● Data for this exercise:
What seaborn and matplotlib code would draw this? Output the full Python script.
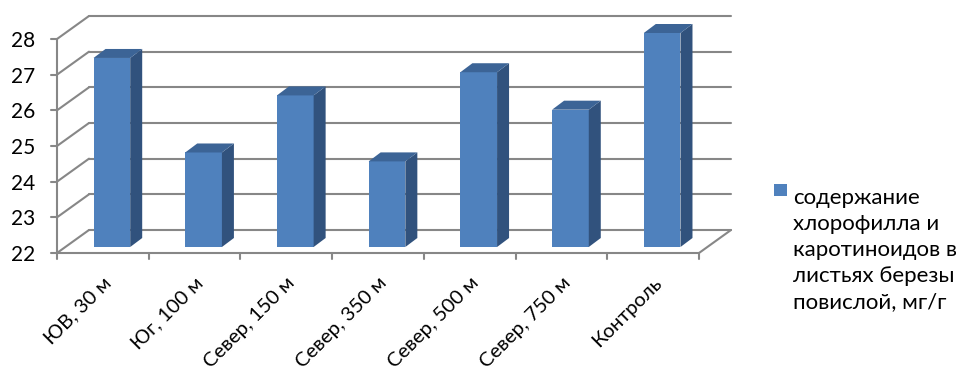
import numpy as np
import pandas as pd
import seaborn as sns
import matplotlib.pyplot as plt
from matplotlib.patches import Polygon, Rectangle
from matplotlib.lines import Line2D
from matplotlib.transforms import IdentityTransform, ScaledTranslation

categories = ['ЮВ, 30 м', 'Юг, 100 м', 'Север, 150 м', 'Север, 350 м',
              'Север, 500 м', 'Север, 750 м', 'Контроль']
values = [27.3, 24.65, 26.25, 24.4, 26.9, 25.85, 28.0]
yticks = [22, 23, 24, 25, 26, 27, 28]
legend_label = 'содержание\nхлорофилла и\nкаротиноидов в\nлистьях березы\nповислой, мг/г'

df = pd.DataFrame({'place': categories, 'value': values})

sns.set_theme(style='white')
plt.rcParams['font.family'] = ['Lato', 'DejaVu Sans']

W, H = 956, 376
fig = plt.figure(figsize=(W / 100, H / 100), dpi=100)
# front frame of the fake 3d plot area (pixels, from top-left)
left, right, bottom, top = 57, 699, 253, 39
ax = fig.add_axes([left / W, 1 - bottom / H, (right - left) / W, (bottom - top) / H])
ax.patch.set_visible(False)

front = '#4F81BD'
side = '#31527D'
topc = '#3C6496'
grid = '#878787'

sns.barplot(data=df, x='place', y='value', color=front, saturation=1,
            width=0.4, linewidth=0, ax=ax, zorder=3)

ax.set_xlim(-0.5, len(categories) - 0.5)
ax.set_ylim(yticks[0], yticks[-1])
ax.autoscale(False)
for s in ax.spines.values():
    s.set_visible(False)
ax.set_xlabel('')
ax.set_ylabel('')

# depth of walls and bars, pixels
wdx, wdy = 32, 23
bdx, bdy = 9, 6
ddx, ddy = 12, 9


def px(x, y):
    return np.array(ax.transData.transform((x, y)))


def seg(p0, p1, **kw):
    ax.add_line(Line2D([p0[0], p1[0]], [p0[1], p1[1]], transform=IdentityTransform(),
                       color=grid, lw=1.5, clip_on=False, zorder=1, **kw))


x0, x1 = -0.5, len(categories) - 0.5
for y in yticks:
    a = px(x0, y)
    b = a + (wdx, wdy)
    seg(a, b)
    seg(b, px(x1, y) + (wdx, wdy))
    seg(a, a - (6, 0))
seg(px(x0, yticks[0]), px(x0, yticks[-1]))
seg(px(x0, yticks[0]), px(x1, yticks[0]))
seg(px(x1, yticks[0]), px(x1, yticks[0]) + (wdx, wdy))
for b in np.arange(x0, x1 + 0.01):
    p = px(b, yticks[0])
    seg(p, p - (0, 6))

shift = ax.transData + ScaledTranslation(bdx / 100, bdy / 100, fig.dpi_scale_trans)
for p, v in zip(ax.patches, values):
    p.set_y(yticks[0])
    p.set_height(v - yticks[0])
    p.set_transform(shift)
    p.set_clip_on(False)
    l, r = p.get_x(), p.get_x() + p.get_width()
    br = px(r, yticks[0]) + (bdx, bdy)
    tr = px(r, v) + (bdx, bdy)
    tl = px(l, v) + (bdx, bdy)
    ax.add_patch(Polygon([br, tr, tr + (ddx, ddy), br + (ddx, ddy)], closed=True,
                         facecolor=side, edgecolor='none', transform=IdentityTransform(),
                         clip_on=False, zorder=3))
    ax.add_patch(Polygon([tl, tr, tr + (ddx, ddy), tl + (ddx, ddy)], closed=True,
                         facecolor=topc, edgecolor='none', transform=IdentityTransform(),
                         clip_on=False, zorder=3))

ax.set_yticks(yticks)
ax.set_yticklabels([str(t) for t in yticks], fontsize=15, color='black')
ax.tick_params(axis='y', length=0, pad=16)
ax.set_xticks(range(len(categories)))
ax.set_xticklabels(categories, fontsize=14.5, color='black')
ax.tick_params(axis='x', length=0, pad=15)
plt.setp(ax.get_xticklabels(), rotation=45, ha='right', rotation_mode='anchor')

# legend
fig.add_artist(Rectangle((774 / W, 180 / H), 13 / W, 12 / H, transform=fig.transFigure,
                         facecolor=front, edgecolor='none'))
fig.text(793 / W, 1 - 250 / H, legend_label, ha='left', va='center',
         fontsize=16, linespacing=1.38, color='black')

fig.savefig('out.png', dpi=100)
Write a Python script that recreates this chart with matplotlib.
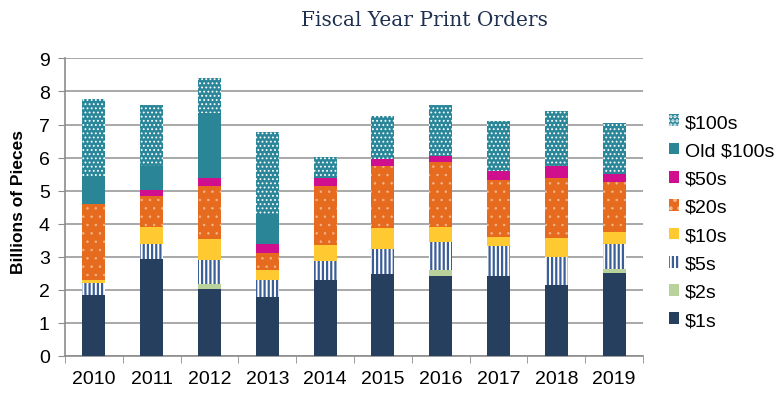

● Task objective:
Could the lines from the top of the material through the line with "return np.array(ax.transData.transform((x, y)))" be repeated exactly, pictures left out?

● Worked answer:
What seaborn and matplotlib code would draw this? Output the full Python script.
import numpy as np
import pandas as pd
import seaborn as sns
import matplotlib.pyplot as plt
from matplotlib.patches import Polygon, Rectangle
from matplotlib.lines import Line2D
from matplotlib.transforms import IdentityTransform, ScaledTranslation

categories = ['ЮВ, 30 м', 'Юг, 100 м', 'Север, 150 м', 'Север, 350 м',
              'Север, 500 м', 'Север, 750 м', 'Контроль']
values = [27.3, 24.65, 26.25, 24.4, 26.9, 25.85, 28.0]
yticks = [22, 23, 24, 25, 26, 27, 28]
legend_label = 'содержание\nхлорофилла и\nкаротиноидов в\nлистьях березы\nповислой, мг/г'

df = pd.DataFrame({'place': categories, 'value': values})

sns.set_theme(style='white')
plt.rcParams['font.family'] = ['Lato', 'DejaVu Sans']

W, H = 956, 376
fig = plt.figure(figsize=(W / 100, H / 100), dpi=100)
# front frame of the fake 3d plot area (pixels, from top-left)
left, right, bottom, top = 57, 699, 253, 39
ax = fig.add_axes([left / W, 1 - bottom / H, (right - left) / W, (bottom - top) / H])
ax.patch.set_visible(False)

front = '#4F81BD'
side = '#31527D'
topc = '#3C6496'
grid = '#878787'

sns.barplot(data=df, x='place', y='value', color=front, saturation=1,
            width=0.4, linewidth=0, ax=ax, zorder=3)

ax.set_xlim(-0.5, len(categories) - 0.5)
ax.set_ylim(yticks[0], yticks[-1])
ax.autoscale(False)
for s in ax.spines.values():
    s.set_visible(False)
ax.set_xlabel('')
ax.set_ylabel('')

# depth of walls and bars, pixels
wdx, wdy = 32, 23
bdx, bdy = 9, 6
ddx, ddy = 12, 9


def px(x, y):
    return np.array(ax.transData.transform((x, y)))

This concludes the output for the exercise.